> _MATERIAL_:
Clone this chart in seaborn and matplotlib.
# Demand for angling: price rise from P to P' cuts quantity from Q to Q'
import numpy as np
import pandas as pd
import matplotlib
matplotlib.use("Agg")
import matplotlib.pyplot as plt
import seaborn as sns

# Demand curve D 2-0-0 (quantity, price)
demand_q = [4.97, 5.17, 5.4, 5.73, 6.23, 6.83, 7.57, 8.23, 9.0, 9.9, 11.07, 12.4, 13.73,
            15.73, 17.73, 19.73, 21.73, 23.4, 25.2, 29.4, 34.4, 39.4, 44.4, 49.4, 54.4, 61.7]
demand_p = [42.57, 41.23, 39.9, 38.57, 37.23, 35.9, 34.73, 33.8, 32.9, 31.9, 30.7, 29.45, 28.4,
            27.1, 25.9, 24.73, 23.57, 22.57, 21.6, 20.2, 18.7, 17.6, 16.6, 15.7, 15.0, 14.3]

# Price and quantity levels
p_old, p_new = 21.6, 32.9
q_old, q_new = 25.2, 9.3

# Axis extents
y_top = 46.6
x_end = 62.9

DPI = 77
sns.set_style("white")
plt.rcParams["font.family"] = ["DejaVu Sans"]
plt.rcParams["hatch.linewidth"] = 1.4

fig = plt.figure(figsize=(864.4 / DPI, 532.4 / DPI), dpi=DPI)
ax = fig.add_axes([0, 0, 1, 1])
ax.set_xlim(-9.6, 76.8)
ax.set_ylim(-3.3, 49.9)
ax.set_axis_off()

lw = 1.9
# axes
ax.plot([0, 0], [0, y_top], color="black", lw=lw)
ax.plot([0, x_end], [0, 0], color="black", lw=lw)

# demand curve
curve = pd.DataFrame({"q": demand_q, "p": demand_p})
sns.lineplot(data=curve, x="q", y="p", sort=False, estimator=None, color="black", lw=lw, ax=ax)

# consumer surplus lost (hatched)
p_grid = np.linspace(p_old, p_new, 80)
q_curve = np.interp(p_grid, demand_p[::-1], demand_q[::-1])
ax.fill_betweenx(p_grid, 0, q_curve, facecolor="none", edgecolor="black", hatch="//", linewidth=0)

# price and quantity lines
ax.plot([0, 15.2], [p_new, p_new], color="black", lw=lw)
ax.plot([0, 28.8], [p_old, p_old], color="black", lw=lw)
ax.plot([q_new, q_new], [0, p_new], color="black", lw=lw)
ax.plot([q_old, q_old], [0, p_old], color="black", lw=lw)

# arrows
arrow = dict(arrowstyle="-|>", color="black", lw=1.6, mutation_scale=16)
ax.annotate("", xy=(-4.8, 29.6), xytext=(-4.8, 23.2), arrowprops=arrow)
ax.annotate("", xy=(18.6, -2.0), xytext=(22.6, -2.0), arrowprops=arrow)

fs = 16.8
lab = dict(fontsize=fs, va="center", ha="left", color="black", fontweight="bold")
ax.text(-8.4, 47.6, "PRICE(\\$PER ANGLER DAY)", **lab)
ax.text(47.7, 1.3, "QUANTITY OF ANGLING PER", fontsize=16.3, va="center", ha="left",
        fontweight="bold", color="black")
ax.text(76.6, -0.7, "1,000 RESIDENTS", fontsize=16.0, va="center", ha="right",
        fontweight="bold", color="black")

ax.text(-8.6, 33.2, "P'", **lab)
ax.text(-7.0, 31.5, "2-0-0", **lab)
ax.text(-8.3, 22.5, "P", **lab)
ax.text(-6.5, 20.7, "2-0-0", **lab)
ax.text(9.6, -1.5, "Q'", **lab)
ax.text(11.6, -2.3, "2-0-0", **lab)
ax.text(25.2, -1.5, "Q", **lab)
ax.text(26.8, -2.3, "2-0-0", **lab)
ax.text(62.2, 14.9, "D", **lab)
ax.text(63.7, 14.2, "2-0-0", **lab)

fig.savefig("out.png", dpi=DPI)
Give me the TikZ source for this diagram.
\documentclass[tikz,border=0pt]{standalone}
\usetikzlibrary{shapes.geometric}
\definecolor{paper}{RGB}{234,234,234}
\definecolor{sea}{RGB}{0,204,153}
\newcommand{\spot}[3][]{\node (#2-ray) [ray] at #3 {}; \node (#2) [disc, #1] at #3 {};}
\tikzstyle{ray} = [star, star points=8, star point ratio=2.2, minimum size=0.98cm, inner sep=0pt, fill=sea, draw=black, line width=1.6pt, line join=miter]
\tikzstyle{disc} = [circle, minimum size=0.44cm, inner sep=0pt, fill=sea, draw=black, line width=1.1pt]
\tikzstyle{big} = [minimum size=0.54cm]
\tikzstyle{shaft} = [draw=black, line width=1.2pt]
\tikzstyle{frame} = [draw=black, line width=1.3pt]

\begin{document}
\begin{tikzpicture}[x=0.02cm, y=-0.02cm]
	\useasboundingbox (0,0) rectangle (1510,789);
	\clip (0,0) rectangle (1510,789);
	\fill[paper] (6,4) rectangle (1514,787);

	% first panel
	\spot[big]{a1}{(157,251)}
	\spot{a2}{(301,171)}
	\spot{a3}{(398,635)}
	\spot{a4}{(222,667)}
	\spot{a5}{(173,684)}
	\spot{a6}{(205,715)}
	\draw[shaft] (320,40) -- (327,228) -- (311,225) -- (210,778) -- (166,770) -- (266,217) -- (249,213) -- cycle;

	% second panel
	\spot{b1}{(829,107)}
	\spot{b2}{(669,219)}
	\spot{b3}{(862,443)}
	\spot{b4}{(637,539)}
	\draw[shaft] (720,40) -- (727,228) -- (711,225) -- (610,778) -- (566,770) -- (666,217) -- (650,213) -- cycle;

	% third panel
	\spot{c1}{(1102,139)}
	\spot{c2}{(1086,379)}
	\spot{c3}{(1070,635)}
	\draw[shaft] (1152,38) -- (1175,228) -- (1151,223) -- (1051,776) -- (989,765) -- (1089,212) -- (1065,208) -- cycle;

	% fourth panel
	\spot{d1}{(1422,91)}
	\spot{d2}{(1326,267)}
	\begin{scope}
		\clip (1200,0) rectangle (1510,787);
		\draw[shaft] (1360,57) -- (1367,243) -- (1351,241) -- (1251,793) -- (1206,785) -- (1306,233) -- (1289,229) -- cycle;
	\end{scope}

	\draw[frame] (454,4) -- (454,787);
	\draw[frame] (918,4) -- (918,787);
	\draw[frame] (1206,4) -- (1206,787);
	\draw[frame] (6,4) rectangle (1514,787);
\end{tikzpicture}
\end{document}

> _EXERCISE BRIEF_:
Gather each line that holds "matplotlib".

> _WRITTEN ANSWER_:
Clone this chart in seaborn and matplotlib.
import matplotlib
matplotlib.use("Agg")
import matplotlib.pyplot as plt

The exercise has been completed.